21: A Marine’s Mission

21: A Marine’s Mission

From Chicken Soup for the Soul: My Very Good, Very Bad Dog

A Marine’s Mission

Fun fact: The Boston Terrier, an American breed, is a cross between a white English Terrier and an English Bulldog.

My husband John heard about an older Boston Terrier at the Williamson County Animal Shelter and he was determined to rescue him. The dog had been named “Hard Luck Harley” because he had lost his original owner to the war in Iraq and his second owner to a fatal car crash. John asked no more questions because, being a retired Marine, he believed that you take care of your own. Little did he know that Harley would change his life.

Harley was eleven years old and was in the vehicle during the accident that killed his most recent owner. He and another dog survived. Harley had been injured and had bitten one of the rescuers as they were trying to remove him from the vehicle. As a result, Harley had spent the last two weeks in quarantine. When they brought him out to meet John, he waddled over and then lay at John’s feet. John had never seen such a large Boston Terrier. Harley was a whopping thirty-eight pounds, fifty percent above normal.

John did not see an obese senior dog with a mysterious bump on his backside. He saw a dog that needed a new home to live out his final years. John knew there were medical issues but he didn’t care. On the way home, he took Harley to the vet, Dr. McBride, and was advised that Harley had a perennial hernia, which meant that his intestines were extruding into his pelvic area. Dr. McBride advised John to feed Harley soft foods and make sure that he had daily bowel movements. He also said that Harley wouldn’t live long.

Once John and Harley were home, John began to investigate exactly where Harley had been. He knew the date that Harley had arrived at the animal control facility, so he researched accidents with fatalities on that date. There was only one: Rose Marie Gill. Then John learned that Harley had originally belonged to Rose’s son, Steven Patrick Gill, a United States Marine who had been killed in action on July 21, 2005. John was shocked. Fate had placed a Marine’s dog in his care.

The more John looked, the more information he found. There was a post office in Round Rock named for Steven Gill. He searched for people who had placed messages on Steven’s memorial page and found Karen Cupples, who was Rose’s best friend. She filled in many of the blanks about Harley. Eventually, John even met Steven’s father Bill, who answered more questions.

John got very little sleep in those early days with Harley, who was having nightmares. He would whimper until John curled up on the floor next to him. Of course, that meant that Harley ended up sleeping in our bed.
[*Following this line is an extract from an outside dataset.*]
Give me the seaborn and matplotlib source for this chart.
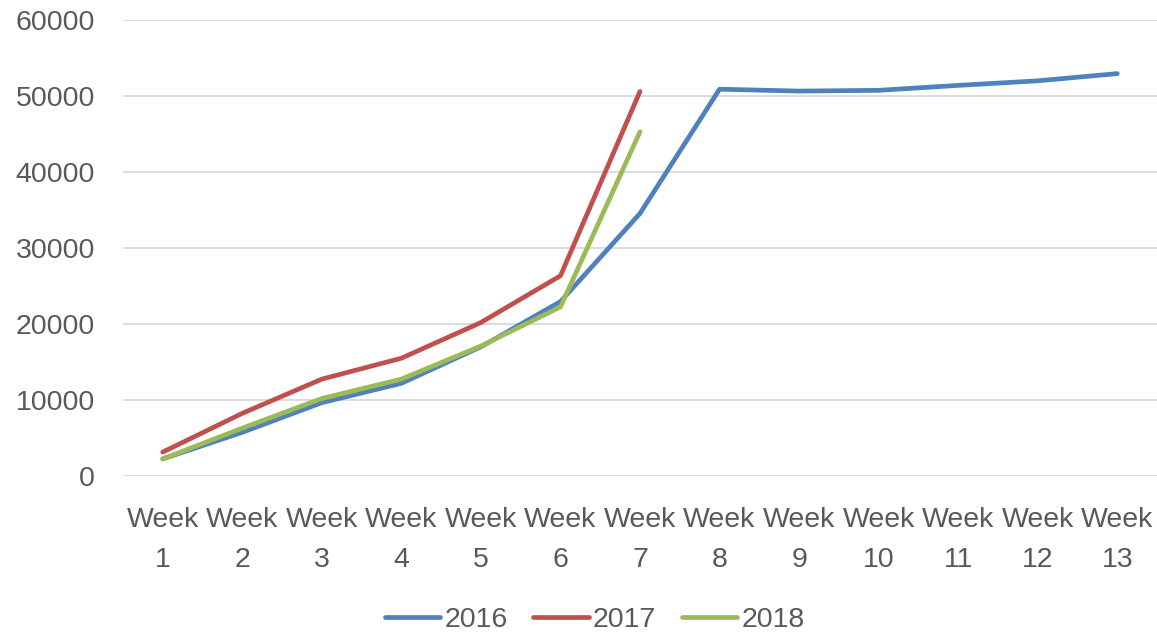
import pandas as pd
import matplotlib
matplotlib.use('Agg')
import matplotlib.pyplot as plt
import seaborn as sns

# dados
semanas = list(range(1, 14))
rotulos = ['Week\n%d' % s for s in semanas]
vendas_2016 = [2250, 5750, 9650, 12200, 17000, 22950, 34550, 50900, 50650, 50750, 51400, 52000, 52950]
vendas_2017 = [3150, 8250, 12750, 15500, 20200, 26350, 50600]
vendas_2018 = [2250, 6300, 10200, 12750, 17100, 22250, 45300]
anos = ['2016', '2017', '2018']
cores = ['#4F81BD', '#C0504D', '#9BBB59']

linhas = []
for ano, valores in zip(anos, [vendas_2016, vendas_2017, vendas_2018]):
    for s, v in zip(semanas, valores):
        linhas.append({'semana': s, 'valor': v, 'ano': ano})
df = pd.DataFrame(linhas)

sns.set_style('white')
plt.rcParams['font.family'] = ['Liberation Sans', 'DejaVu Sans']

fig = plt.figure(figsize=(11.57, 6.32), dpi=100)
ax = fig.add_axes([0.1063, 0.2468, 0.8937, 0.7215])

sns.lineplot(data=df, x='semana', y='valor', hue='ano', palette=cores,
             linewidth=3.4, ax=ax, legend=False, solid_capstyle='round')

ax.set_xlim(0.5, 13.5)
ax.set_ylim(0, 60000)
ax.set_yticks(range(0, 60001, 10000))
ax.set_xticks(semanas)
ax.set_xticklabels(rotulos, linespacing=1.7)
ax.yaxis.grid(True, color='#D9D9D9', linewidth=1.3)
ax.set_axisbelow(True)
for sp in ax.spines.values():
    sp.set_visible(False)
ax.tick_params(axis='both', length=0, labelsize=20.5, labelcolor='#595959')
ax.tick_params(axis='x', pad=22)
ax.tick_params(axis='y', pad=20)
ax.set_xlabel('')
ax.set_ylabel('')

handles = [plt.Line2D([], [], color=c, linewidth=3.4, solid_capstyle='round') for c in cores]
fig.legend(handles, anos, loc='center', bbox_to_anchor=(0.514, 0.019), ncol=3,
           frameon=False, fontsize=20.5, labelcolor='#595959', handlelength=1.95,
           handletextpad=0.15, columnspacing=0.9)

plt.savefig('out.png', dpi=100)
Harley was seen all over Burnet County and went everywhere John went. Harley had a Facebook page where he gained many friends and helped spread the word that senior dogs need to be rescued, too. As a result, people started opening their hearts to the frosty-faced senior dogs that found themselves in rescues, animal shelters and city pounds. Harley touched many lives and was an inspiration. His friends loved to read about his adventures on Facebook and all of the witty remarks “Harley” made.

Sadly, on February 12th, Harley went on his last patrol. John was lost without his sidekick. Harley’s Facebook friends were also shocked. John decided to memorialize Harley with a tattoo. He visited American Gypsy Tattoo in Marble Falls, Texas, and met the owner, Dave Justice, also a Marine. Dave picked a picture of Harley from his Facebook page and then designed a tattoo of Harley that was so lifelike it took John’s breath away. American Gypsy made a video of the tattoo and the moving story of a man and his dog. The video can be found on YouTube by searching for “Sarge Harley.”
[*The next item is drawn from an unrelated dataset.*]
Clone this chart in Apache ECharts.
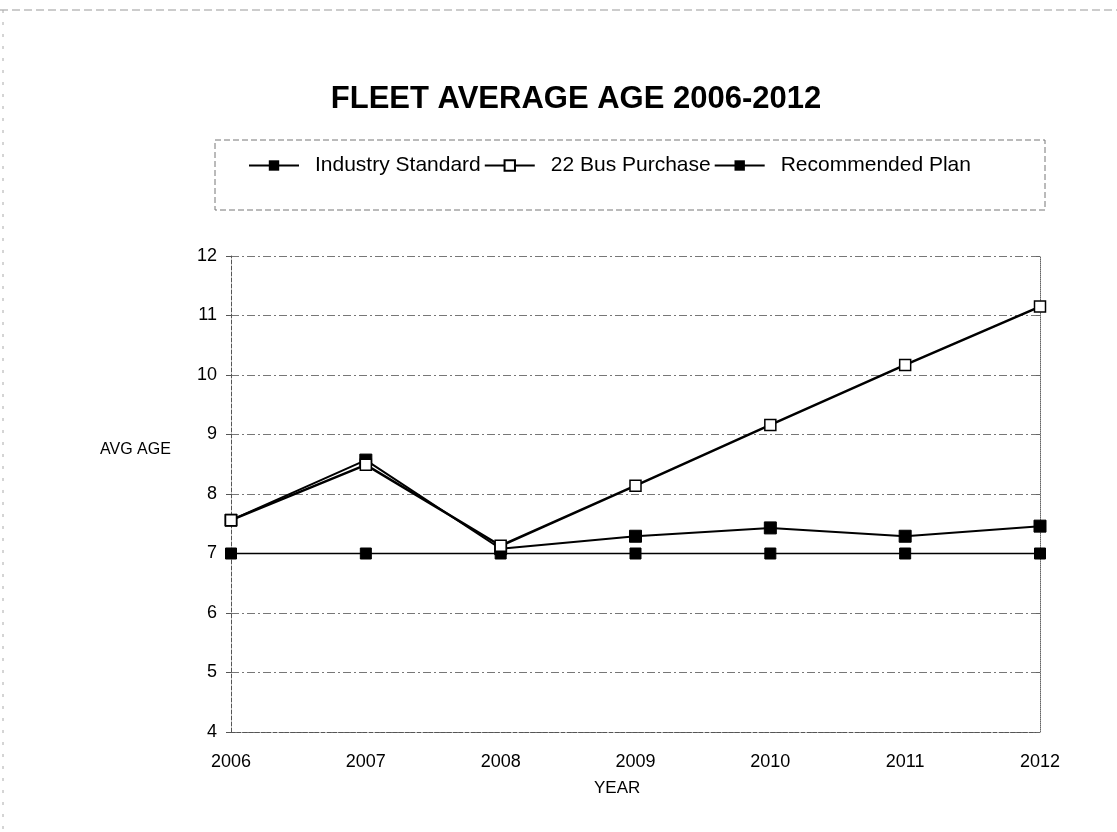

As John grieved, he didn’t know that he was going to rescue another Boston Terrier and also create a non-profit organization to keep rescuing dogs. The Sarge Harley Memorial Fund was born, and already it has met with great success on Facebook. An auction was held to kick off the organization, and $700 was raised in just a week to help pay medical bills for a Boston Terrier named Tulu that had begun having seizures and was in need of testing and medication. Money has been donated toward the purchase of a wheelchair for a little pug, medical treatment for a little Boston Terrier in Dallas with a severe skin problem, and even a little dog in California that needed emergency surgery to remove an eye.

A new Boston Terrier rescue named Recon has joined our family now. John was floored to discover that Recon was born on July 21st, the anniversary of Steven’s death. To make it an even bigger coincidence, Steven Gill was a Recon Marine. Recon may not be Harley, but he is working his magic and making himself at home in John’s heart.